Şimdi diyeceksiniz ki, ne kadar da büyütüyorsun! Büyütülmüş bir şey yok zaten. Yanlış olan bir durum var ve bu yanlışın düzeltilmesi için toplumun bilinçlendirilmesi gerekmektedir. Düşünün bu kıraathaneler, birçok insanın geçtiği yerlerde de kurulmaktadır. Çoğunlukla maç izlemeye gelinmektedir. Bir “gol” atıldığında, herkesi bir coşku tutuyor ve bağırıyorlar.

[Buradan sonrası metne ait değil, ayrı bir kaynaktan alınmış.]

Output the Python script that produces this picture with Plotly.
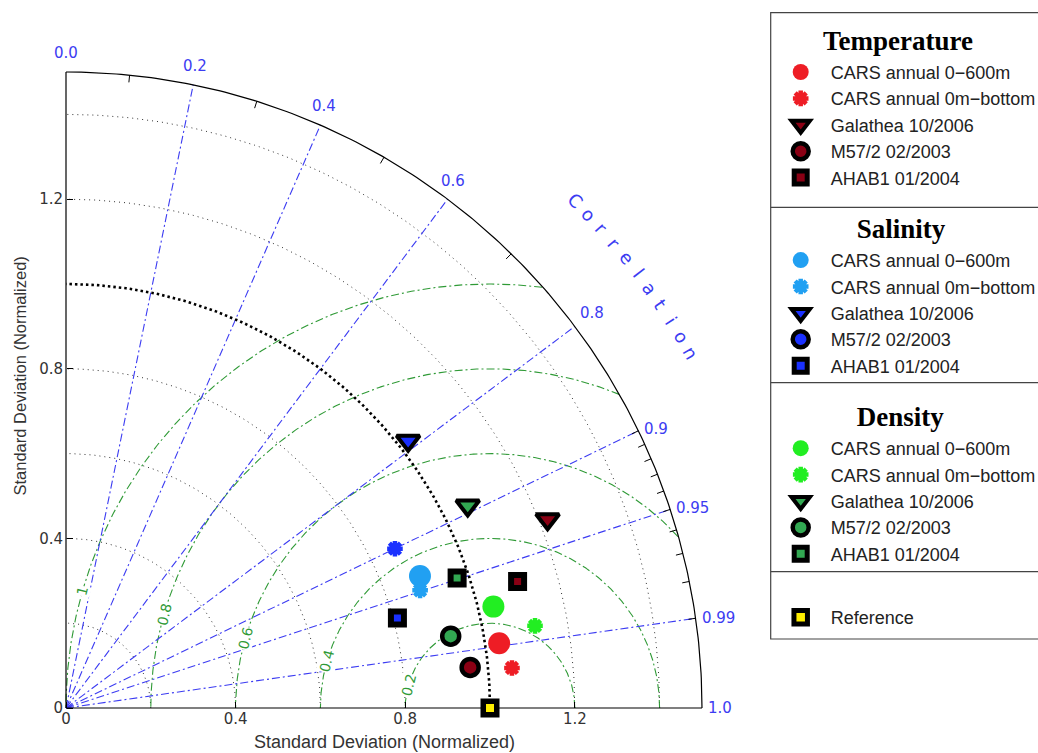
import numpy as np
import plotly.graph_objects as go

# ------------------------------------------------------------------ data
sources = ["CARS annual 0−600m", "CARS annual 0m−bottom", "Galathea 10/2006",
           "M57/2 02/2003", "AHAB1 01/2004"]

temp_std = [1.033, 1.056, 1.220, 0.958, 1.106]
temp_corr = [0.989, 0.996, 0.931, 0.995, 0.963]

sal_std = [0.891, 0.880, 1.024, 0.862, 0.810]
sal_corr = [0.937, 0.949, 0.788, 0.900, 0.965]

dens_std = [1.036, 1.123, 1.061, 0.923, 0.972]
dens_corr = [0.973, 0.985, 0.893, 0.983, 0.949]

ref_std = [1.0]
ref_corr = [1.0]

corr_lines = [0.2, 0.4, 0.6, 0.8, 0.9, 0.95, 0.99]
corr_labels = [0.0, 0.2, 0.4, 0.6, 0.8, 0.9, 0.95, 0.99, 1.0]
corr_label_text = ["0.0", "0.2", "0.4", "0.6", "0.8", "0.9", "0.95", "0.99", "1.0"]
corr_ticks = [0.1, 0.3, 0.5, 0.7, 0.9, 0.91, 0.92, 0.93, 0.94, 0.95,
              0.96, 0.97, 0.98, 0.99]
std_arcs = [0.2, 0.4, 0.6, 0.8, 1.2, 1.4]
std_ref = 1.0
std_max = 1.5
rms_levels = [0.2, 0.4, 0.6, 0.8, 1.0]
rms_text = ["0.2", "0.4", "0.6", "0.8", "1"]
std_tickvals = [0, 0.4, 0.8, 1.2]
std_ticktext = ["0", "0.4", "0.8", "1.2"]

# ------------------------------------------------------------------ geometry
W, H = 1038, 753
OX, OY, S = 66, 708, 424.0
xr = [-OX / S, (W - OX) / S]
yr = [-(H - OY) / S, OY / S]

BLUE = "#3c3cf2"
GREEN = "#2f9a36"
GREY = "#333333"
NB = "\u00a0"


def polar(r, c):
    r = np.asarray(r, float)
    c = np.asarray(c, float)
    return r * c, r * np.sqrt(np.clip(1 - c ** 2, 0, None))


fig = go.Figure()

# standard deviation arcs
th = np.linspace(0, np.pi / 2, 200)
ax_, ay_ = [], []
for r in std_arcs:
    ax_ += list(r * np.cos(th)) + [None]
    ay_ += list(r * np.sin(th)) + [None]
fig.add_trace(go.Scatter(x=ax_, y=ay_, mode="lines", showlegend=False, hoverinfo="skip",
                         line=dict(color="#333333", width=1, dash="1px,4px")))

# rms circles (centred on the reference point)
cx_, cy_ = [], []
phi = np.linspace(0, np.pi, 600)
for R in rms_levels:
    x = std_ref + R * np.cos(phi)
    y = R * np.sin(phi)
    keep = (np.hypot(x, y) <= std_max) & (x >= 0)
    cx_ += [float(a) if k else None for a, k in zip(x, keep)] + [None]
    cy_ += [float(b) if k else None for b, k in zip(y, keep)] + [None]
fig.add_trace(go.Scatter(x=cx_, y=cy_, mode="lines", showlegend=False, hoverinfo="skip",
                         connectgaps=False,
                         line=dict(color=GREEN, width=1.1, dash="8px,3px,2px,3px")))

# correlation rays
lx_, ly_ = [], []
for c in corr_lines:
    ex, ey = polar(std_max, c)
    lx_ += [0, float(ex), None]
    ly_ += [0, float(ey), None]
fig.add_trace(go.Scatter(x=lx_, y=ly_, mode="lines", showlegend=False, hoverinfo="skip",
                         line=dict(color=BLUE, width=1.1, dash="8px,3px,2px,3px")))

# reference std arc (thick dotted)
fig.add_trace(go.Scatter(x=std_ref * np.cos(th), y=std_ref * np.sin(th), mode="lines",
                         showlegend=False, hoverinfo="skip",
                         line=dict(color="black", width=2.6, dash="2.5px,3px")))

# outer arc + axes
ox_ = [0, std_max, None] + list(std_max * np.cos(th)) + [None, 0, 0]
oy_ = [0, 0, None] + list(std_max * np.sin(th)) + [None, 0, std_max]
fig.add_trace(go.Scatter(x=ox_, y=oy_, mode="lines", showlegend=False, hoverinfo="skip",
                         line=dict(color="black", width=1.2)))

# correlation ticks on the outer arc
tx_, ty_ = [], []
for c in corr_ticks:
    x1, y1 = polar(std_max, c)
    x0, y0 = polar(std_max - 0.017, c)
    tx_ += [float(x0), float(x1), None]
    ty_ += [float(y0), float(y1), None]
fig.add_trace(go.Scatter(x=tx_, y=ty_, mode="lines", showlegend=False, hoverinfo="skip",
                         line=dict(color="black", width=1)))

# ------------------------------------------------------------------ data markers
groups = [
    ("Temperature", NB * 7 + "Temperature", temp_std, temp_corr, "#ee1d25", "#8a0014"),
    ("Salinity", NB * 12 + "Salinity", sal_std, sal_corr, "#21a0f2", "#1a30ff"),
    ("Density", NB * 12 + "Density", dens_std, dens_corr, "#22ee22", "#32a852"),
]
title_font = dict(family="Liberation Serif", size=27, color="black", weight="bold")


def marker_for(i, light, dark):
    if i == 0:
        return dict(symbol="circle", size=22, color=light, line=dict(width=0))
    if i == 1:
        return dict(symbol="asterisk-open", size=13, color=light, line=dict(width=4.5, color=light))
    if i == 2:
        return dict(symbol="triangle-down", size=20, color=dark, line=dict(width=4, color="black"))
    if i == 3:
        return dict(symbol="circle", size=17, color=dark, line=dict(width=4.5, color="black"))
    return dict(symbol="square", size=13, color=dark, line=dict(width=6, color="black"))


for gname, gtitle, sd, cc, light, dark in groups:
    for i, src in enumerate(sources):
        x, y = polar([sd[i]], [cc[i]])
        mk = marker_for(i, light, dark)
        common = dict(legendgroup=gname, legendgrouptitle=dict(text=gtitle, font=title_font))
        if gname == "Salinity" and i == 3:
            # drawn on the diagram as a dark-blue asterisk; legend shows the circle
            fig.add_trace(go.Scatter(x=[None], y=[None], mode="markers", name=src,
                                     marker=mk, **common))
            fig.add_trace(go.Scatter(x=x, y=y, mode="markers", name=src, showlegend=False,
                                     legendgroup=gname,
                                     marker=dict(symbol="asterisk-open", size=13, color=dark,
                                                 line=dict(width=4.5, color=dark))))
            continue
        fig.add_trace(go.Scatter(x=x, y=y, mode="markers", name=src, marker=mk, **common))

x, y = polar(ref_std, ref_corr)
fig.add_trace(go.Scatter(x=x, y=y, mode="markers", name="Reference", legendgroup="ref",
                         legendgrouptitle=dict(text=NB, font=dict(family="Liberation Serif",
                                                                  size=10)),
                         marker=dict(symbol="square", size=13.5, color="#ffee00",
                                     line=dict(width=5.5, color="black"))))

# ------------------------------------------------------------------ annotations
ann = []
for c, t in zip(corr_labels, corr_label_text):
    ang = np.degrees(np.arccos(c))
    if ang > 50:
        x, y = polar(1.52, c)
        ann.append(dict(x=float(x), y=float(y), text=t, showarrow=False, xanchor="center",
                        yanchor="bottom", font=dict(family="DejaVu Sans", size=15, color=BLUE)))
    else:
        x, y = polar(1.51, c)
        ann.append(dict(x=float(x), y=float(y), text=t, showarrow=False, xanchor="left",
                        yanchor="bottom" if ang > 30 else "middle",
                        font=dict(family="DejaVu Sans", size=15, color=BLUE)))

# "Correlation" along an arc
word = "Correlation"
angs = np.linspace(44.9, 29.6, len(word))
for ch, a in zip(word, angs):
    ar = np.radians(a)
    ann.append(dict(x=1.695 * np.cos(ar), y=1.695 * np.sin(ar), text=ch, showarrow=False,
                    textangle=90 - a, font=dict(family="DejaVu Sans", size=18, color=BLUE)))

# rms labels
lab_phi = np.radians(164)
for R, t in zip(rms_levels, rms_text):
    ann.append(dict(x=std_ref + R * np.cos(lab_phi), y=R * np.sin(lab_phi), text=t,
                    showarrow=False, textangle=-76, bgcolor="white", borderpad=0,
                    font=dict(family="DejaVu Sans", size=14, color=GREEN)))

# axis titles
ann.append(dict(x=0.75, y=(OY - 742) / S, text="Standard Deviation (Normalized)",
                showarrow=False, xanchor="center", yanchor="middle",
                font=dict(family="Liberation Sans", size=18, color=GREY)))
ann.append(dict(x=(19.5 - OX) / S, y=(OY - 376) / S, text="Standard Deviation (Normalized)",
                showarrow=False, textangle=-90, xanchor="center", yanchor="middle",
                font=dict(family="Liberation Sans", size=16.5, color=GREY)))

# legend box and section separators
LX0, LTOP, LBOT = 770.7, 12.7, 639.0
shapes = [dict(type="rect", xref="paper", yref="paper", x0=LX0 / W, x1=1.1,
               y0=1 - LBOT / H, y1=1 - LTOP / H, line=dict(color="#444444", width=1.2),
               fillcolor="rgba(0,0,0,0)")]
for py in [207.3, 382.7, 571.7]:
    shapes.append(dict(type="line", xref="paper", yref="paper", x0=LX0 / W, x1=1.1,
                       y0=1 - py / H, y1=1 - py / H, line=dict(color="#444444", width=1.2)))

fig.update_layout(
    width=W, height=H,
    margin=dict(l=0, r=0, t=0, b=0, autoexpand=False),
    paper_bgcolor="white", plot_bgcolor="white",
    xaxis=dict(range=xr, domain=[0, 1], anchor="free", position=(H - OY) / H,
               showgrid=False, zeroline=False, showline=False, fixedrange=True,
               tickmode="array", tickvals=std_tickvals, ticktext=std_ticktext,
               ticks="inside", ticklen=6, tickcolor="black",
               tickfont=dict(family="DejaVu Sans", size=15, color=GREY)),
    yaxis=dict(range=yr, domain=[0, 1], anchor="free", position=OX / W,
               showgrid=False, zeroline=False, showline=False, fixedrange=True,
               tickmode="array", tickvals=std_tickvals, ticktext=std_ticktext,
               ticks="inside", ticklen=6, tickcolor="black", ticklabelstandoff=3,
               tickfont=dict(family="DejaVu Sans", size=15, color=GREY)),
    annotations=ann,
    shapes=shapes,
    showlegend=True,
    legend=dict(x=LX0 / W, y=1 - (LTOP + 3) / H, xanchor="left", yanchor="top",
                bgcolor="rgba(0,0,0,0)", borderwidth=0,
                traceorder="grouped", tracegroupgap=18, itemwidth=50,
                font=dict(family="Liberation Sans", size=18, color="#222222")),
)

fig.write_html("out.html", config={"displayModeBar": False},
               post_script="document.body.style.margin='0';"
                           "document.documentElement.style.overflow='hidden';")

Dolayısıyla çevrede bulunan insanlar bu gürültüden rahatsız olmaktadır.
Aynı şekilde eğitim kurumlarının olduğu yerlere yakın mesafelerde de bu tip yerler açık olduğundan, eğitim kurumları da bunlardan rahatsızlık duymaktadır. Çok enteresan bir olayı paylaşmak isterim. Malatya’nın merkezinde bir çay bahçesi vardı.
Çay bahçesinin arkasında cami ve yanında da dershaneler bulunmaktadır. Maç zamanı tıklım tıklım dolmaktadır bu çay bahçesi. Bir “gol” atıldığında yer gök inlerken, camide insanlar ibadetlerini yapıyor. Dershanelerde de insanlar eğitim görüyorlar! Söyler misiniz, böyle bir atmosferde dikkat denen bir şey kalabilir mi?
Neyse ki, bu yanlışlığa bir son verip çay bahçesi meydandan kaldırıldı ki, bu da doğru bir karar olmuştur. Bu konular bize basit gelebilir ama zaten her şey basitten başlamıyor mu? Her şey küçükten başlayarak büyümüyor mu? Biz, bu küçük görünen ama cüssesi dev gibi olan konular karşısında sessiz kalmamız durumunda bir gün, altında ezilmemiz söz konusu değil midir?
Bu vesileyle daha birçok yerde yanlış kullanılan sözleri tespit edip, gerekli yerleri bilgilendirmemiz mutlaka yararımıza olacaktır. Burada beni ilgilendiren, “kıraathane” kavramının gerçeklerle uyuşmadığı ve gerçek isimlerini almalarıdır. Yoksa kimsenin kahvehanesine dil uzatmıyorum. Sadece anlam kargaşalarının olmadığı yarınlar diliyorum.
Bu kadar kahvehanenin ismini değiştirmek yerine, okuma alanları kurarak, hem isimlerine uygun hareket etmiş olacaklar, hem de tekrar isim değiştirme zahmetine girmemiş olacaklar. Sonuçta, her iki tarafta kârlı çıkacak; bir taraftan kültür adına hizmet edilirken, diğer taraftan kullandığımız isimlere uygun hareket etmiş olacağız.
Gönül ister ki, gerçekten de bu yerler kıraathane olabilsin!